:: OBJECTIVE ::
Retype the opening lines of the data exactly, stopping after the line that contains "['#111111', '#dc2228', '#2430c4', '#3adede'];". Skip every picture.

:: SUPPLIED DATA ::

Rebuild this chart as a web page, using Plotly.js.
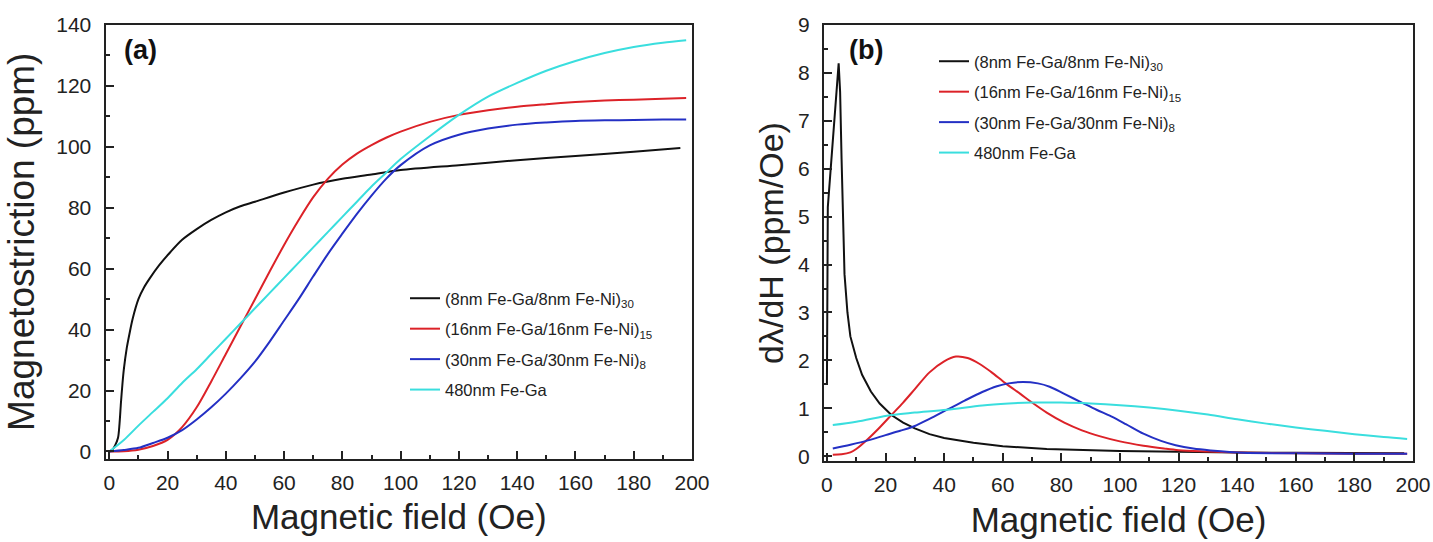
<!DOCTYPE html>
<html>
<head>
<meta charset="utf-8">
<script src="https://cdn.plot.ly/plotly-3.0.1.min.js"></script>
<style>
html,body{margin:0;padding:0;background:#fff;}
#chart{width:1433px;height:542px;}
</style>
</head>
<body>
<div id="chart"></div>
<script>
// ---------- Panel (a): magnetostriction vs field ----------
const seriesNames = [
  '(8nm Fe-Ga/8nm Fe-Ni)<sub>30</sub>',
  '(16nm Fe-Ga/16nm Fe-Ni)<sub>15</sub>',
  '(30nm Fe-Ga/30nm Fe-Ni)<sub>8</sub>',
  '480nm Fe-Ga'
];
const seriesColors = ['#111111', '#dc2228', '#2430c4', '#3adede'];

const fieldA_black = [0, 1, 2, 3, 3.5, 4, 4.5, 5, 6, 7, 8, 10, 12, 14, 17, 21, 25, 30, 35, 40, 45, 50, 60, 70, 80, 90, 100, 120, 140, 160, 180, 196];
const lambdaA_black = [0, 0.5, 2, 4.5, 9, 16, 22, 27, 34, 39, 43.5, 50, 54, 57, 61, 65.5, 69.5, 73, 76, 78.5, 80.5, 82, 85, 87.6, 89.5, 90.9, 92.4, 94, 95.6, 97, 98.4, 99.6];

const fieldA = [0, 5, 10, 15, 20, 25, 30, 35, 40, 45, 50, 55, 60, 65, 70, 75, 80, 85, 90, 95, 100, 110, 120, 130, 140, 150, 160, 170, 180, 190, 198];
const lambdaA_red  = [0, 0.1, 0.6, 1.8, 3.8, 8, 14.5, 23, 32, 41, 50, 59, 67.8, 76, 83.5, 89.5, 94.2, 97.8, 100.6, 103, 105, 108.2, 110.5, 112, 113.2, 114, 114.7, 115.2, 115.5, 115.8, 116];
const lambdaA_blue = [0, 0.5, 1.2, 2.8, 4.5, 7, 10.5, 14.5, 19, 24, 29.5, 36, 43, 50, 57.5, 64.8, 71.5, 78, 84, 89.5, 94, 100.5, 104, 106, 107.3, 108, 108.5, 108.7, 108.8, 109, 109];
const lambdaA_cyan = [0, 3.8, 8.5, 13, 17.5, 22.5, 27, 32, 37, 42, 47, 52, 57, 62, 67, 72, 77, 82, 87, 91.5, 96, 103.5, 110.5, 116.5, 121, 125, 128.2, 130.8, 132.8, 134.2, 135];

// ---------- Panel (b): d(lambda)/dH vs field ----------
const fieldB_black = [0, 0.3, 4, 4.5, 5, 5.5, 6, 7, 8, 10, 12, 15, 18, 22, 26, 30, 35, 40, 50, 60, 75, 100, 120, 140, 160, 180, 197];
const dldhB_black  = [1.5, 5.2, 8.2, 7.6, 6.2, 4.6, 3.8, 3.0, 2.5, 2.05, 1.7, 1.35, 1.1, 0.86, 0.7, 0.58, 0.46, 0.38, 0.28, 0.21, 0.15, 0.11, 0.09, 0.08, 0.07, 0.065, 0.06];

const fieldB_red = [2, 5, 8, 10, 14, 18, 22, 26, 30, 35, 40, 44, 48, 52, 56, 61, 66, 70, 75, 81, 87, 93, 100, 108, 115, 120, 130, 140, 160, 180, 198];
const dldhB_red  = [0.03, 0.04, 0.08, 0.15, 0.36, 0.6, 0.86, 1.12, 1.4, 1.75, 1.98, 2.08, 2.05, 1.93, 1.76, 1.52, 1.3, 1.12, 0.91, 0.7, 0.54, 0.42, 0.31, 0.22, 0.16, 0.125, 0.1, 0.08, 0.06, 0.05, 0.05];

const fieldB_blue = [2, 8, 14, 20, 25, 30, 35, 41, 47, 53, 58, 62, 67, 72, 76, 81, 87, 92, 97, 102, 108, 114, 119, 125, 131, 142, 160, 180, 198];
const dldhB_blue  = [0.16, 0.24, 0.33, 0.44, 0.53, 0.63, 0.78, 0.97, 1.16, 1.34, 1.46, 1.52, 1.55, 1.52, 1.45, 1.3, 1.12, 0.97, 0.83, 0.67, 0.47, 0.32, 0.23, 0.16, 0.12, 0.07, 0.06, 0.05, 0.05];

const fieldB_cyan = [2, 10, 22, 30, 41, 53, 62, 70, 80, 90, 100, 110, 120, 130, 140, 150, 160, 170, 180, 190, 198];
const dldhB_cyan  = [0.65, 0.72, 0.86, 0.91, 0.97, 1.06, 1.1, 1.12, 1.12, 1.1, 1.065, 1.015, 0.95, 0.87, 0.77, 0.68, 0.6, 0.53, 0.46, 0.4, 0.36];

const xTitle = 'Magnetic field (Oe)';
const yTitleA = 'Magnetostriction (ppm)';
const yTitleB = 'd\u03bb/dH (ppm/Oe)';

const FONT = 'Liberation Sans, Arial, sans-serif';

const aX = [fieldA_black, fieldA, fieldA, fieldA];
const aY = [lambdaA_black, lambdaA_red, lambdaA_blue, lambdaA_cyan];
const bX = [fieldB_black, fieldB_red, fieldB_blue, fieldB_cyan];
const bY = [dldhB_black, dldhB_red, dldhB_blue, dldhB_cyan];

const traces = [];
for (let i = 0; i < 4; i++) {
  traces.push({
    x: aX[i], y: aY[i], type: 'scatter', mode: 'lines',
    name: seriesNames[i], legend: 'legend', legendgroup: 'a' + i,
    line: {color: seriesColors[i], width: 2, shape: 'spline', smoothing: 0.8},
    xaxis: 'x', yaxis: 'y'
  });
}
for (let i = 0; i < 4; i++) {
  traces.push({
    x: bX[i], y: bY[i], type: 'scatter', mode: 'lines',
    name: seriesNames[i], legend: 'legend2', legendgroup: 'b' + i,
    line: {color: seriesColors[i], width: 2, shape: i === 0 ? 'linear' : 'spline', smoothing: 0.9},
    xaxis: 'x2', yaxis: 'y2'
  });
}

function xAxis(domain, anchor) {
  return {
    domain: domain, anchor: anchor, range: [-1.3, 200],
    dtick: 20, tick0: 0, ticks: 'inside', ticklen: 8, tickwidth: 2, tickcolor: '#222',
    minor: {dtick: 10, ticks: 'inside', ticklen: 4, tickwidth: 2, tickcolor: '#222'},
    showline: true, linecolor: '#222', linewidth: 2, mirror: true,
    showgrid: false, zeroline: false,
    tickfont: {family: FONT, size: 21, color: '#222'},
    ticklabelstandoff: 4,
    title: {text: xTitle, font: {family: FONT, size: 35, color: '#222'}, standoff: 12}
  };
}

const layout = {
  width: 1433, height: 542,
  margin: {l: 0, r: 0, t: 0, b: 0},
  paper_bgcolor: '#fff', plot_bgcolor: '#fff',
  font: {family: FONT, color: '#222'},
  showlegend: true,
  xaxis: xAxis([105.5 / 1433, 692 / 1433], 'y'),
  yaxis: {
    domain: [(542 - 458.5) / 542, (542 - 25) / 542], anchor: 'x',
    range: [-2.3, 140], dtick: 20, tick0: 0,
    ticks: 'inside', ticklen: 8, tickwidth: 2, tickcolor: '#222',
    minor: {dtick: 10, ticks: 'inside', ticklen: 4, tickwidth: 2, tickcolor: '#222'},
    showline: true, linecolor: '#222', linewidth: 2, mirror: true,
    showgrid: false, zeroline: false,
    tickfont: {family: FONT, size: 21, color: '#222'},
    ticklabelstandoff: 8,
    title: {text: yTitleA, font: {family: FONT, size: 37, color: '#222'}, standoff: 10}
  },
  xaxis2: Object.assign(xAxis([824 / 1433, 1413 / 1433], 'y2'), {range: [-1, 200]}),
  yaxis2: {
    domain: [(542 - 461) / 542, (542 - 25) / 542], anchor: 'x2',
    range: [-0.1, 9], dtick: 1, tick0: 0,
    ticks: 'inside', ticklen: 8, tickwidth: 2, tickcolor: '#222',
    minor: {dtick: 0.5, ticks: 'inside', ticklen: 4, tickwidth: 2, tickcolor: '#222'},
    showline: true, linecolor: '#222', linewidth: 2, mirror: true,
    showgrid: false, zeroline: false,
    tickfont: {family: FONT, size: 21, color: '#222'},
    ticklabelstandoff: 8,
    title: {text: yTitleB, font: {family: FONT, size: 34, color: '#222'}, standoff: 4}
  },
  legend: {
    x: 405 / 1433, y: (542 - 281) / 542, xanchor: 'left', yanchor: 'top',
    bgcolor: 'rgba(0,0,0,0)', borderwidth: 0, tracegroupgap: 6,
    font: {family: FONT, size: 16.5, color: '#222'}
  },
  legend2: {
    x: 934 / 1433, y: (542 - 44) / 542, xanchor: 'left', yanchor: 'top',
    bgcolor: 'rgba(0,0,0,0)', borderwidth: 0, tracegroupgap: 6,
    font: {family: FONT, size: 16.5, color: '#222'}
  },
  annotations: [
    {text: '<b>(a)</b>', xref: 'paper', yref: 'paper', x: 140 / 1433, y: (542 - 50) / 542,
     xanchor: 'center', yanchor: 'middle', showarrow: false,
     font: {family: FONT, size: 27, color: '#111'}},
    {text: '<b>(b)</b>', xref: 'paper', yref: 'paper', x: 866 / 1433, y: (542 - 50) / 542,
     xanchor: 'center', yanchor: 'middle', showarrow: false,
     font: {family: FONT, size: 27, color: '#111'}}
  ]
};

Plotly.newPlot('chart', traces, layout, {displayModeBar: false, staticPlot: true});
</script>
</body>
</html>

:: SOLUTION ::
Rebuild this chart as a web page, using Plotly.js.
<!DOCTYPE html>
<html>
<head>
<meta charset="utf-8">
<script src="https://cdn.plot.ly/plotly-3.0.1.min.js"></script>
<style>
html,body{margin:0;padding:0;background:#fff;}
#chart{width:1433px;height:542px;}
</style>
</head>
<body>
<div id="chart"></div>
<script>
// ---------- Panel (a): magnetostriction vs field ----------
const seriesNames = [
  '(8nm Fe-Ga/8nm Fe-Ni)<sub>30</sub>',
  '(16nm Fe-Ga/16nm Fe-Ni)<sub>15</sub>',
  '(30nm Fe-Ga/30nm Fe-Ni)<sub>8</sub>',
  '480nm Fe-Ga'
];
const seriesColors = ['#111111', '#dc2228', '#2430c4', '#3adede'];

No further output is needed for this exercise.